> [Problem to work on]:
Wherever the word "chart" shows up in a line, please copy that line.
◇ ◇ ◇ ◇
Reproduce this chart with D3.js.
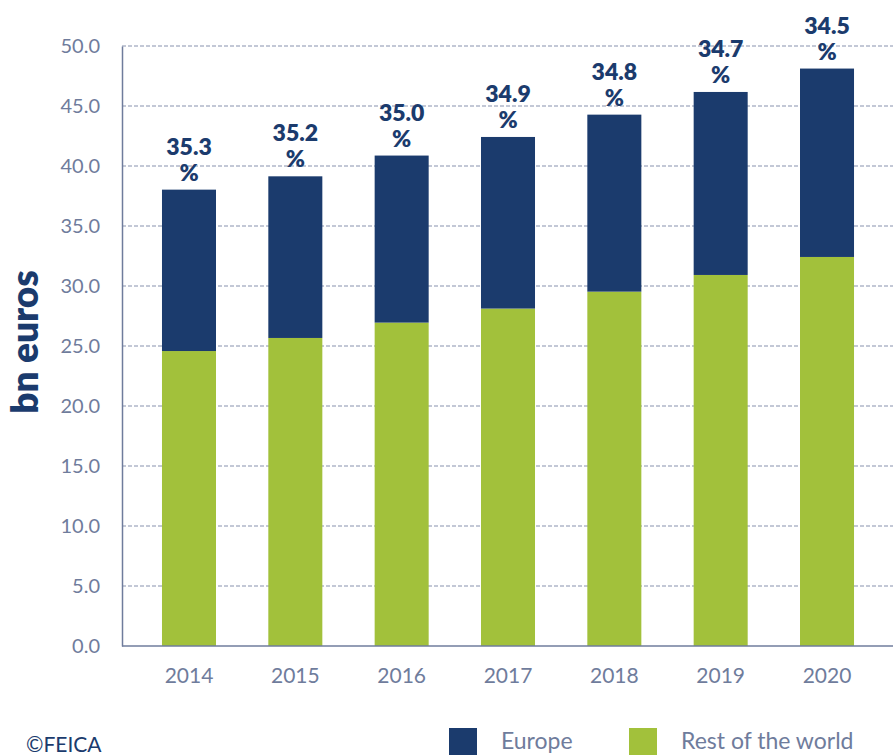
<!DOCTYPE html>
<html>
<head>
<meta charset="utf-8">
<script src="https://d3js.org/d3.v7.min.js"></script>
<style>
  body { margin: 0; background: #fff; }
  svg text { font-family: Lato, "Open Sans", sans-serif; }
</style>
</head>
<body>
<div id="chart"></div>
<script>

// values (bn euros)
const years = ["2014", "2015", "2016", "2017", "2018", "2019", "2020"];
const europe = [13.45, 13.47, 13.92, 14.30, 14.75, 15.25, 15.70];
const restOfWorld = [24.58, 25.67, 26.95, 28.12, 29.53, 30.92, 32.42];
const europeShare = ["35.3", "35.2", "35.0", "34.9", "34.8", "34.7", "34.5"];
const yTicks = [0, 5, 10, 15, 20, 25, 30, 35, 40, 45, 50];

const navy = "#1b3b6d";
const green = "#a2c13b";
const axisGrey = "#6f7c9c";

const width = 893, height = 755;

let svg = d3.select("#chart").append("svg")
    .attr("width", width)
    .attr("height", height);

let x = d3.scaleBand()
    .domain(years)
    .range([122, 894])
    .paddingInner(0.492)
    .paddingOuter(0.376);

let y = d3.scaleLinear()
    .domain([0, 50])
    .range([646, 46]);

// gridlines
svg.append("g")
    .selectAll("line")
    .data(yTicks.filter(d => d > 0))
    .enter().append("line")
    .attr("x1", 122)
    .attr("x2", width)
    .attr("y1", d => y(d))
    .attr("y2", d => y(d))
    .attr("stroke", "#8791ad")
    .attr("stroke-width", 1.2)
    .attr("stroke-dasharray", "4,2");

// stacked bars
let rows = years.map((yr, i) => ({ year: yr, rest: restOfWorld[i], europe: europe[i] }));
let series = d3.stack().keys(["rest", "europe"])(rows);
let colors = { rest: green, europe: navy };

svg.append("g")
    .selectAll("g")
    .data(series)
    .enter().append("g")
    .attr("fill", d => colors[d.key])
    .selectAll("rect")
    .data(d => d)
    .enter().append("rect")
    .attr("x", d => x(d.data.year))
    .attr("width", x.bandwidth())
    .attr("y", d => y(d[1]))
    .attr("height", d => y(d[0]) - y(d[1]));

// y axis
let yAxis = svg.append("g")
    .attr("transform", "translate(122,0)")
    .call(d3.axisLeft(y).tickValues(yTicks).tickFormat(d3.format(".1f")).tickSize(0).tickPadding(22));
yAxis.select(".domain").attr("stroke", axisGrey).attr("stroke-width", 1.5);
yAxis.selectAll("text")
    .attr("fill", axisGrey)
    .style("font-size", "20px")
    .style("font-weight", 400);

// x axis
let xAxis = svg.append("g")
    .attr("transform", `translate(0,${y(0)})`)
    .call(d3.axisBottom(x).tickSize(0).tickPadding(22));
xAxis.select(".domain")
    .attr("d", `M122,0H${width}`)
    .attr("stroke", axisGrey)
    .attr("stroke-width", 1.5);
xAxis.selectAll("text")
    .attr("fill", axisGrey)
    .style("font-size", "21px")
    .style("font-weight", 400);

// share labels above bars
let labels = svg.append("g")
    .selectAll("g")
    .data(rows)
    .enter().append("g")
    .attr("transform", d => `translate(${x(d.year) + x.bandwidth() / 2},${y(d.rest + d.europe)})`);

labels.append("text")
    .attr("y", -35)
    .attr("text-anchor", "middle")
    .attr("fill", navy)
    .style("font-size", "23px")
    .style("font-weight", 800)
    .text((d, i) => europeShare[i]);

labels.append("text")
    .attr("y", -9)
    .attr("text-anchor", "middle")
    .attr("fill", navy)
    .style("font-size", "23px")
    .style("font-weight", 800)
    .text("%");

// y axis title
svg.append("text")
    .attr("transform", "translate(38,342) rotate(-90)")
    .attr("text-anchor", "middle")
    .attr("fill", navy)
    .style("font-size", "37px")
    .style("font-weight", 800)
    .text("bn euros");

// copyright
svg.append("text")
    .attr("x", 26)
    .attr("y", 752)
    .attr("fill", navy)
    .style("font-size", "21px")
    .text("©FEICA");

// legend
let legendItems = [
    { name: "Europe", color: navy, x: 449 },
    { name: "Rest of the world", color: green, x: 629 }
];
let legend = svg.append("g")
    .selectAll("g")
    .data(legendItems)
    .enter().append("g")
    .attr("transform", d => `translate(${d.x},728)`);

legend.append("rect")
    .attr("width", 28)
    .attr("height", 28)
    .attr("fill", d => d.color);

legend.append("text")
    .attr("x", 52)
    .attr("y", 21)
    .attr("fill", axisGrey)
    .style("font-size", "23px")
    .style("font-weight", 400)
    .text(d => d.name);

</script>
</body>
</html>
◇ ◇ ◇ ◇
> [Result]:
Reproduce this chart with D3.js.
<div id="chart"></div>
let svg = d3.select("#chart").append("svg")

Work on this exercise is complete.